EXERCISE DETAILS
Filter the entries and keep only the lines where the string "standalone" appears.

SUPPLIED MATERIAL
※ ※ ※
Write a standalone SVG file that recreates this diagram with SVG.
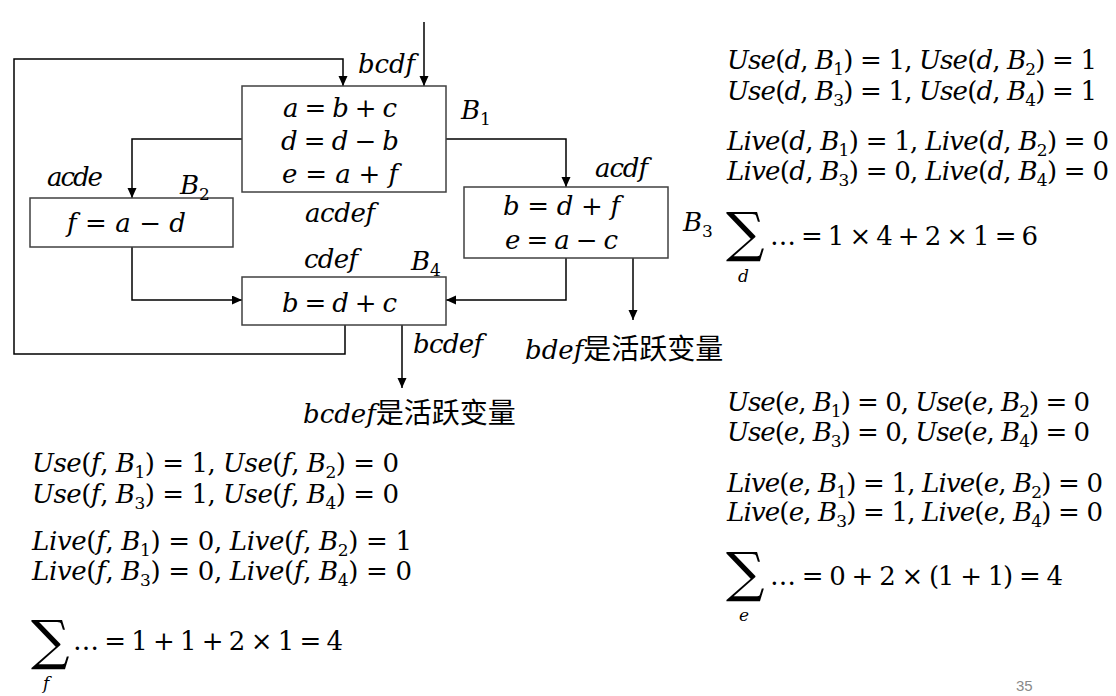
※ ※ ※
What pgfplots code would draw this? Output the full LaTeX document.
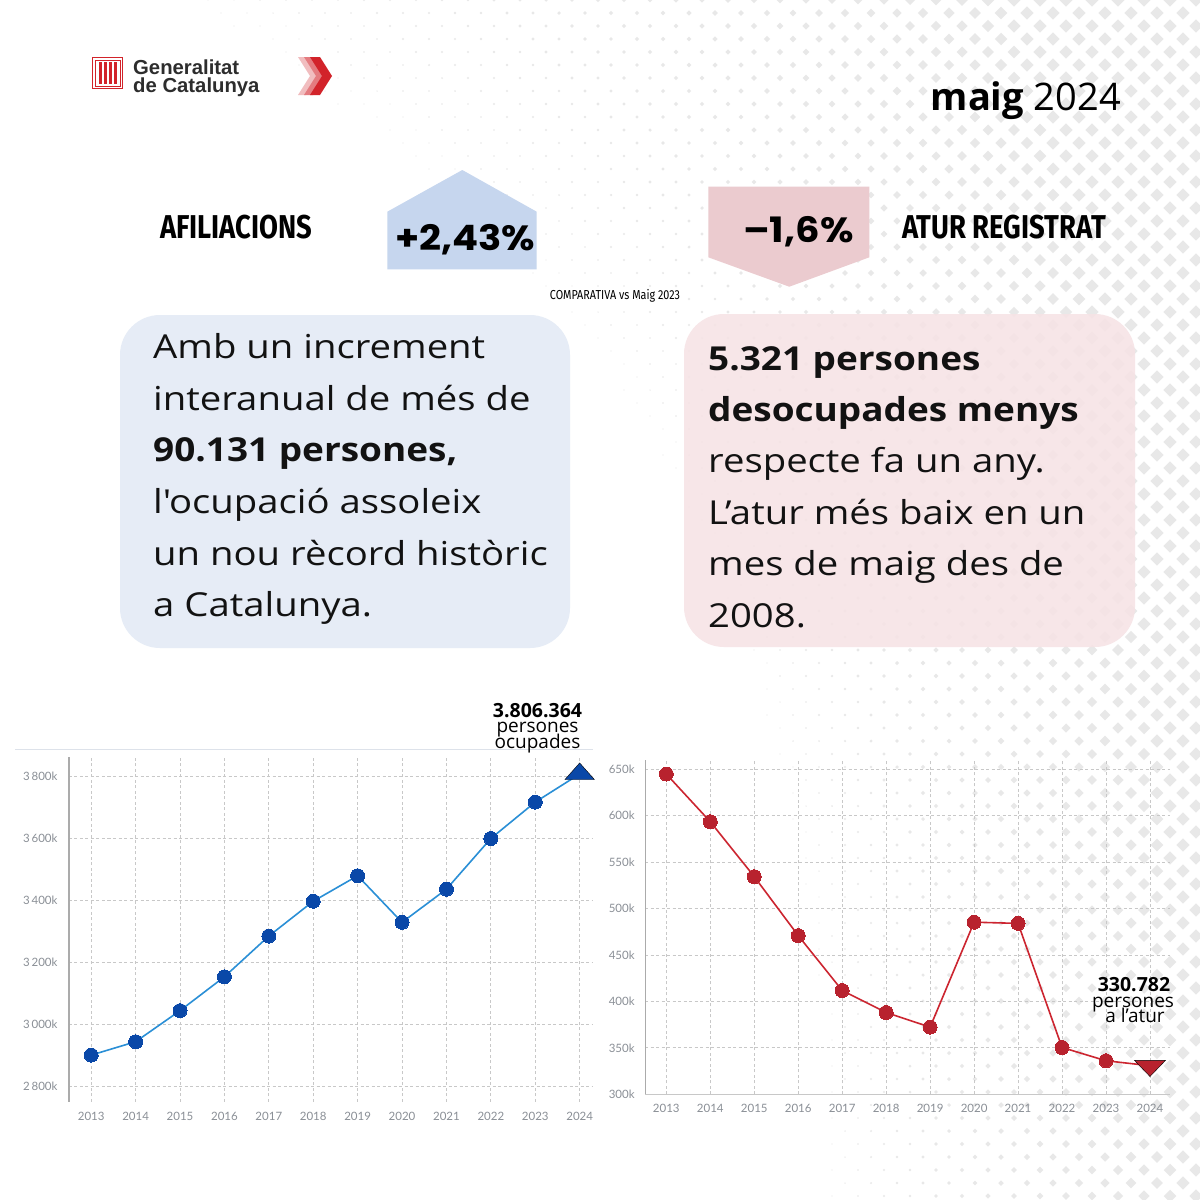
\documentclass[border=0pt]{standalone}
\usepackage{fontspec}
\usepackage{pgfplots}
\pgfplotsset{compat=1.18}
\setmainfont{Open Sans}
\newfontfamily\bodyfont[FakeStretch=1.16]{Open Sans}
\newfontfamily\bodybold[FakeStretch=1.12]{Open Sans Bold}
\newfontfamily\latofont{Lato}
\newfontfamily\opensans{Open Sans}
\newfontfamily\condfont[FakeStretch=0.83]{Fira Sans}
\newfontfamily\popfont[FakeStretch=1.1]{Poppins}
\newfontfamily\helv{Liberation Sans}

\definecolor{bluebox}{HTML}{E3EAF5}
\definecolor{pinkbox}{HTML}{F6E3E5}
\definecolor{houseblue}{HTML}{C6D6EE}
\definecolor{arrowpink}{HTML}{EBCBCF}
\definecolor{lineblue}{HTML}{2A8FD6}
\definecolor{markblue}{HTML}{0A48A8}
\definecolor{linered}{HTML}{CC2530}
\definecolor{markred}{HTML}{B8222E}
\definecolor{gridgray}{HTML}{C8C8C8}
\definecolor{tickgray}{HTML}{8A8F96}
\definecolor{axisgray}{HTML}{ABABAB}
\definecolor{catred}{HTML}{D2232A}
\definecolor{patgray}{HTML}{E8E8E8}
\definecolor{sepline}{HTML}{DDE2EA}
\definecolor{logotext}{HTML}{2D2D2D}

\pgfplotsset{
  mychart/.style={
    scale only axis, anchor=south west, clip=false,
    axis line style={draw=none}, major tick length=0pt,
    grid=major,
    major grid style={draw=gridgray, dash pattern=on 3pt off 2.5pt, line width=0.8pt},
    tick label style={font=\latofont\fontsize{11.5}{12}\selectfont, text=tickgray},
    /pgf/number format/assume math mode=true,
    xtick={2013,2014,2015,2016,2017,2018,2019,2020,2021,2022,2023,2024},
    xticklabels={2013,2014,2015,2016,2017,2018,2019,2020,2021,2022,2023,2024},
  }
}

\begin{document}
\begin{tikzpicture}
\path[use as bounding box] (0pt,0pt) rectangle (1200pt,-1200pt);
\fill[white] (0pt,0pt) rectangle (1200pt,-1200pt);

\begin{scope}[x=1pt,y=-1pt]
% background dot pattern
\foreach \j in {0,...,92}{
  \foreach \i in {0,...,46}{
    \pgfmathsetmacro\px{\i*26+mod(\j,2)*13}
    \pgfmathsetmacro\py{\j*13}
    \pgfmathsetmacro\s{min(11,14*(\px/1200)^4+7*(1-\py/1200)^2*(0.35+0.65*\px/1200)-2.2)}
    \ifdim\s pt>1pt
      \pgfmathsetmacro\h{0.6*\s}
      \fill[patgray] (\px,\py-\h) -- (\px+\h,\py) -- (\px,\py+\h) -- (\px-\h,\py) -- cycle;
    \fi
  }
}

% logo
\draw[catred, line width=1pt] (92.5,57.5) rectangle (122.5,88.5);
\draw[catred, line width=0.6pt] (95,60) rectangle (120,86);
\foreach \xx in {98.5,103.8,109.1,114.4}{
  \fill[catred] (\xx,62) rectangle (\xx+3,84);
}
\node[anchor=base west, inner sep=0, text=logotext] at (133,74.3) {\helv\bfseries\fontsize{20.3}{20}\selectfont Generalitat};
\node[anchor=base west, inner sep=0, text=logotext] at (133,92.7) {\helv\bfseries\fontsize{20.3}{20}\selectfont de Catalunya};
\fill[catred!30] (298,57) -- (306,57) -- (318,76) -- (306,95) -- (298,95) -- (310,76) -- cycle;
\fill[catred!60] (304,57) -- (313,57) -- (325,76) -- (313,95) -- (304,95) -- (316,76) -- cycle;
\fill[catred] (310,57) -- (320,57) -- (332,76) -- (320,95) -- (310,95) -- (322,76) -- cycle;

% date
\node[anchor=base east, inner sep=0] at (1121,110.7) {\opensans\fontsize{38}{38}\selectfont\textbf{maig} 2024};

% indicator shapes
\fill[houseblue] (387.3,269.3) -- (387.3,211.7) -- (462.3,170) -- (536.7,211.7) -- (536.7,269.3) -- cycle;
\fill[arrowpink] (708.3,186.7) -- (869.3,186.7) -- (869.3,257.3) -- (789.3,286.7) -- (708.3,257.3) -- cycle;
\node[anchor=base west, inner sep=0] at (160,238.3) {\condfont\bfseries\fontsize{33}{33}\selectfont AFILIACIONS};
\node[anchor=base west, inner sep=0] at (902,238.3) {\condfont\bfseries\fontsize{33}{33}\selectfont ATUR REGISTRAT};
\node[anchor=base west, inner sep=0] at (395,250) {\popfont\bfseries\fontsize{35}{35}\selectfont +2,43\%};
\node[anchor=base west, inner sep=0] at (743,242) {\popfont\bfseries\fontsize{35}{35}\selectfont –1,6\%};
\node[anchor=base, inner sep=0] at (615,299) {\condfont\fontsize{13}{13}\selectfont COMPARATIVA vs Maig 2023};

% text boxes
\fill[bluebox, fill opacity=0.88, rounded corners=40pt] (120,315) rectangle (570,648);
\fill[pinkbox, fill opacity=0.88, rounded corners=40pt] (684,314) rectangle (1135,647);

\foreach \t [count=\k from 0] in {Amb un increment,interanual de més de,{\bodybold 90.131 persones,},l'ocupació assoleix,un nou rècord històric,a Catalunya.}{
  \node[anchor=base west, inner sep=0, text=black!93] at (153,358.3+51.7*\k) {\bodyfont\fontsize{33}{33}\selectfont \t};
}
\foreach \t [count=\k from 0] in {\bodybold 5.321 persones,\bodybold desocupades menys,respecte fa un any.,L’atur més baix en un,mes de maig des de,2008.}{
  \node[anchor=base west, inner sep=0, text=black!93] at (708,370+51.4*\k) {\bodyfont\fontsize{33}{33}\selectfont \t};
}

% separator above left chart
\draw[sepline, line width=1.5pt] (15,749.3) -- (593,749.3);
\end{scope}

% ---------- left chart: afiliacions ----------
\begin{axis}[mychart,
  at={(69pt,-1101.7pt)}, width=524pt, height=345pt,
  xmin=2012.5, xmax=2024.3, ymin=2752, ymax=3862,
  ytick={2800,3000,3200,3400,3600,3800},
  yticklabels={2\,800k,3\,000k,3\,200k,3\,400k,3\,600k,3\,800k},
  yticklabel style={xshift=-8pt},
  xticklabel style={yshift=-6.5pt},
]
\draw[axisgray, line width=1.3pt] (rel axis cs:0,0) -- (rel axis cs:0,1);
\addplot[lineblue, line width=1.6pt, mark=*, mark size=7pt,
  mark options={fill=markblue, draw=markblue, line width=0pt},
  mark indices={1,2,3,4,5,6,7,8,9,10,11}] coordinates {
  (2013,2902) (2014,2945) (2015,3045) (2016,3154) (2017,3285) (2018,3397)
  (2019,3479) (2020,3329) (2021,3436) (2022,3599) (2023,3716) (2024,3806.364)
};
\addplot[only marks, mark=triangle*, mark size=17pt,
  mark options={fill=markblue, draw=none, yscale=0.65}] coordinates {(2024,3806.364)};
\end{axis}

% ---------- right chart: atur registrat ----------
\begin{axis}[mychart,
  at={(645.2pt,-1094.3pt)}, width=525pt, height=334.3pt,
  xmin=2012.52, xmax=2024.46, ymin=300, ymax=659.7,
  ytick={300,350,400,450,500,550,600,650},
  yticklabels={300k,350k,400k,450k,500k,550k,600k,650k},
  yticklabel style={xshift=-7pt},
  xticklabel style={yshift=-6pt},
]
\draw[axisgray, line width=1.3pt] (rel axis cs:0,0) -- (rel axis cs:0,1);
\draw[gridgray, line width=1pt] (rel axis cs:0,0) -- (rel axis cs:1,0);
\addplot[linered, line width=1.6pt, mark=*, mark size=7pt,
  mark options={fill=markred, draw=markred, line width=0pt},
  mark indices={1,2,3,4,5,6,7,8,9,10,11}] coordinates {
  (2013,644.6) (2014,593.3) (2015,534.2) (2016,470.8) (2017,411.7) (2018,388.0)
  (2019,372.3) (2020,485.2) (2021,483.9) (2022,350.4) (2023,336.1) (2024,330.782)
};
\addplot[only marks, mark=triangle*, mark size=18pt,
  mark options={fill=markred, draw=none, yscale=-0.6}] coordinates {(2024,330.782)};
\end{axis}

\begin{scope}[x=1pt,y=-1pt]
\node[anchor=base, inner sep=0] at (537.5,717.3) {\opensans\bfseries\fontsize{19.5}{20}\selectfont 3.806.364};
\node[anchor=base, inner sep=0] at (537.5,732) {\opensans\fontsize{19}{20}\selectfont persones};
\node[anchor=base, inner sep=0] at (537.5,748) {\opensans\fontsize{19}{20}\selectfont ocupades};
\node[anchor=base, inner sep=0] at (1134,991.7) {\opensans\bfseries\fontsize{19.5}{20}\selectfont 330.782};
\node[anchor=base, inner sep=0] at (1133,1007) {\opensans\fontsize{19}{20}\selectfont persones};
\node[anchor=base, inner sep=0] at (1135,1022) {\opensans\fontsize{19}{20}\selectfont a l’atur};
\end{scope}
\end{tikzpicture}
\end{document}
※ ※ ※
CORRECT ANSWER
Write a standalone SVG file that recreates this diagram with SVG.
\documentclass[border=0pt]{standalone}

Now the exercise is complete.